To cut right to the chase, Battery 3 is an important update. The sampling engine has been revised and a bunch of improvements bring the software right up to date. As before, it works standalone and as a plug-in on PC and Mac, but it now comes with a 12GB sample library that includes over 100 preset kits. The Battery interface is still dominated by a customisable cell matrix, but this can now include up to 128 cells.

Other new features include a wave editor, cell-specific timestretching, better cell effects and a new master multi-effects section. If you tire of the included library, you can easily expand Battery 3, for it supports a plethora of sampler formats. It can also now handle sliced loops, including those in the Apple Loops and Acid formats.
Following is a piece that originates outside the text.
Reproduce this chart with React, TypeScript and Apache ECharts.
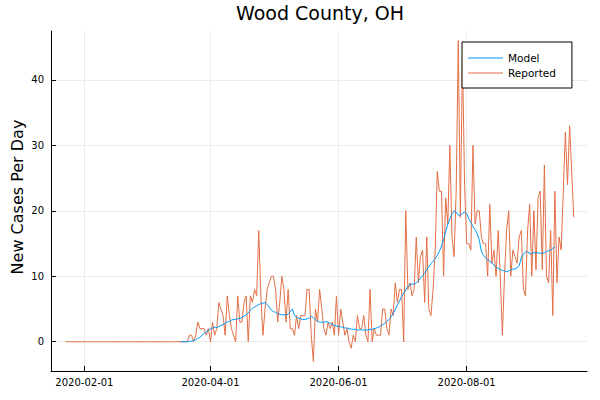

On the performance front, new features include a humanise option and a selection of drumming articulations. Like a number of its stablemates, Battery 3 has also been given a visual overhaul - the angular, scientific look of earlier versions is gone. NI have added colour-coding options to make cell allocations more obvious, and revamped the browsing and loading options. If all of this sounds a bit much, or you're simply new to Battery, eight step-by-step video tutorials are included to get you going.

The updates

Just as in version 2, Battery's workspace is divided between the aforementioned cell matrix and the edit pane, with the master section running along the top. This makes for a simple layout, and if you want, various parts can be 'folded away'. Factory kits are loaded from the master section or via the full browser tab at the bottom of the screen (kits from all three versions of Battery are grouped in their own sub-menus).
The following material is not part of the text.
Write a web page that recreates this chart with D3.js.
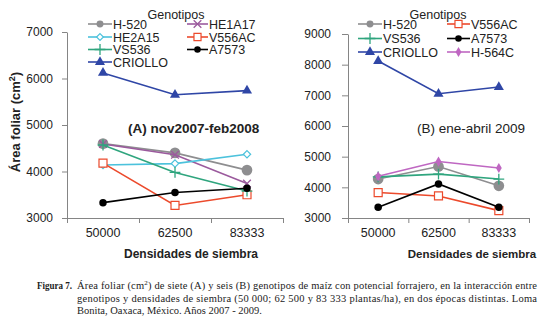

Once you've got a full-on kit patch open, the visual improvements in Battery 3 become clear. Envelope settings come up as shaded areas over the cell waveform and you can view a cell's information simply by waving the cursor over it. In terms of sound, the expanded library is excellent. As well as adding to the natural kits found in version 2, it also extends its coverage into sound design territory, with the Armageddon and Noise kits featuring various impulse-type noises. You can easily import individual cells from these when building up your own sound set.

On the subject of customising, the 'articulations' feature lets you apply standard drum performance techniques (flam, roll, drag and so on) to any cell. This doesn't require any extra samples, though the fact that it takes advantage of different velocity zones means it sounds best when used on multisampled cells. Articulations certainly add to the realism, and the same can be said of the new convolution reverb in the master effects section. Rather cheekily, you can even drag any loaded sample into the convolution window for use as a convolution source!


With all of its new features, it would be easy to overlook any shortcomings in Battery 3, but inevitably, there's still room for improvement. From a user perspective, to get the most from it, you really need to play it from a MIDI controller. When clicking the mouse, velocity is fixed (though it can adjusted), so there's no context-sensitive playback. This means you can miss out on the multilayered nature of the kits (many of which have 30 or more velocity layers) or the 'note off' cells. What's more, with different kits loading different cell matrix arrangements, it's easy to get confused as to how cells and notes line up.

Ultimately, though, if you use beats in your music-making (like most of the Western world), Battery 3 is a fantastic instrument. Once you've used it, you'll realise just how important a good drum machine is. Sure, you can achieve much of what it offers using a standard sampler, but doing so would undoubtedly take longer. What's more, if you ever get bored, Battery 3 also offers the flexibility and creative tools to keep your beats, loops and any other sounds on the cutting edge. Factor in the fantastic sound set and at £150 it's pretty much a bargain buy.